**Dataset content**.
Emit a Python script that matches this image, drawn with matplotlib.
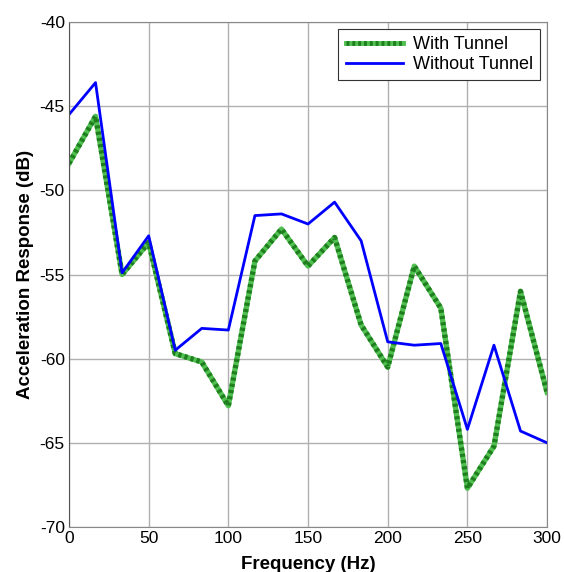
import matplotlib.pyplot as plt
from matplotlib.lines import Line2D

plt.rcParams['font.family'] = ['Liberation Sans', 'DejaVu Sans']
plt.rcParams['axes.unicode_minus'] = False

freq = [0, 16.67, 33.33, 50, 66.67, 83.33, 100, 116.67, 133.33, 150,
        166.67, 183.33, 200, 216.67, 233.33, 250, 266.67, 283.33, 300]
with_tunnel = [-48.4, -45.6, -55.0, -53.1, -59.7, -60.2, -62.8, -54.2, -52.3, -54.5,
               -52.8, -58.0, -60.5, -54.5, -57.0, -67.7, -65.2, -56.0, -62.0]
without_tunnel = [-45.5, -43.6, -54.9, -52.7, -59.5, -58.2, -58.3, -51.5, -51.4, -52.0,
                  -50.7, -53.0, -59.0, -59.2, -59.1, -64.2, -59.2, -64.3, -65.0]

GREEN_LT = '#4fbf4f'
GREEN_DK = '#1f7f1f'

fig = plt.figure(figsize=(5.64, 5.72), dpi=100)
ax = fig.add_axes([0.1223, 0.0787, 0.8477, 0.8828])

# green: light base line with dark dots on top
ax.plot(freq, with_tunnel, color=GREEN_LT, lw=3.8)
ax.plot(freq, with_tunnel, color=GREEN_DK, lw=3.8, ls=(0, (0.6, 0.6)))
ax.plot(freq, without_tunnel, color='#0000ff', lw=2)

ax.set_xlim(0, 300)
ax.set_ylim(-70, -40)
ax.set_xticks(range(0, 301, 50))
ax.set_yticks(range(-70, -39, 5))
ax.grid(True, color='#b0b0b0', lw=1)
ax.set_axisbelow(True)
ax.tick_params(length=0, labelsize=12.5, pad=3)
for s in ax.spines.values():
    s.set_color('#888888')
ax.spines['left'].set_color('#555555')

ax.set_xlabel('Frequency (Hz)', fontsize=13.5, fontweight='bold', labelpad=7)
ax.set_ylabel('Acceleration Response (dB)', fontsize=13.5, fontweight='bold', labelpad=4)

h1 = (Line2D([], [], color=GREEN_LT, lw=3.5),
      Line2D([], [], color=GREEN_DK, lw=3.5, ls=(0, (0.6, 0.6))))
h2 = Line2D([], [], color='#0000ff', lw=2)
leg = ax.legend([h1, h2], ['With Tunnel', 'Without Tunnel'], loc='upper right',
                fontsize=13, fancybox=False, framealpha=1, edgecolor='#333333',
                handlelength=3.2, handletextpad=0.5, borderaxespad=0.4,
                labelspacing=0.15, borderpad=0.4)
leg.get_frame().set_linewidth(0.8)

fig.savefig('out.png', dpi=100)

**Work to be completed**. Write out each line of the data exactly; the images should be left out.

**Answer to the exercise**.
Emit a Python script that matches this image, drawn with matplotlib.
import matplotlib.pyplot as plt
from matplotlib.lines import Line2D

plt.rcParams['font.family'] = ['Liberation Sans', 'DejaVu Sans']
plt.rcParams['axes.unicode_minus'] = False

freq = [0, 16.67, 33.33, 50, 66.67, 83.33, 100, 116.67, 133.33, 150,
        166.67, 183.33, 200, 216.67, 233.33, 250, 266.67, 283.33, 300]
with_tunnel = [-48.4, -45.6, -55.0, -53.1, -59.7, -60.2, -62.8, -54.2, -52.3, -54.5,
               -52.8, -58.0, -60.5, -54.5, -57.0, -67.7, -65.2, -56.0, -62.0]
without_tunnel = [-45.5, -43.6, -54.9, -52.7, -59.5, -58.2, -58.3, -51.5, -51.4, -52.0,
                  -50.7, -53.0, -59.0, -59.2, -59.1, -64.2, -59.2, -64.3, -65.0]

GREEN_LT = '#4fbf4f'
GREEN_DK = '#1f7f1f'

fig = plt.figure(figsize=(5.64, 5.72), dpi=100)
ax = fig.add_axes([0.1223, 0.0787, 0.8477, 0.8828])

# green: light base line with dark dots on top
ax.plot(freq, with_tunnel, color=GREEN_LT, lw=3.8)
ax.plot(freq, with_tunnel, color=GREEN_DK, lw=3.8, ls=(0, (0.6, 0.6)))
ax.plot(freq, without_tunnel, color='#0000ff', lw=2)

ax.set_xlim(0, 300)
ax.set_ylim(-70, -40)
ax.set_xticks(range(0, 301, 50))
ax.set_yticks(range(-70, -39, 5))
ax.grid(True, color='#b0b0b0', lw=1)
ax.set_axisbelow(True)
ax.tick_params(length=0, labelsize=12.5, pad=3)
for s in ax.spines.values():
    s.set_color('#888888')
ax.spines['left'].set_color('#555555')

ax.set_xlabel('Frequency (Hz)', fontsize=13.5, fontweight='bold', labelpad=7)
ax.set_ylabel('Acceleration Response (dB)', fontsize=13.5, fontweight='bold', labelpad=4)

h1 = (Line2D([], [], color=GREEN_LT, lw=3.5),
      Line2D([], [], color=GREEN_DK, lw=3.5, ls=(0, (0.6, 0.6))))
h2 = Line2D([], [], color='#0000ff', lw=2)
leg = ax.legend([h1, h2], ['With Tunnel', 'Without Tunnel'], loc='upper right',
                fontsize=13, fancybox=False, framealpha=1, edgecolor='#333333',
                handlelength=3.2, handletextpad=0.5, borderaxespad=0.4,
                labelspacing=0.15, borderpad=0.4)
leg.get_frame().set_linewidth(0.8)

fig.savefig('out.png', dpi=100)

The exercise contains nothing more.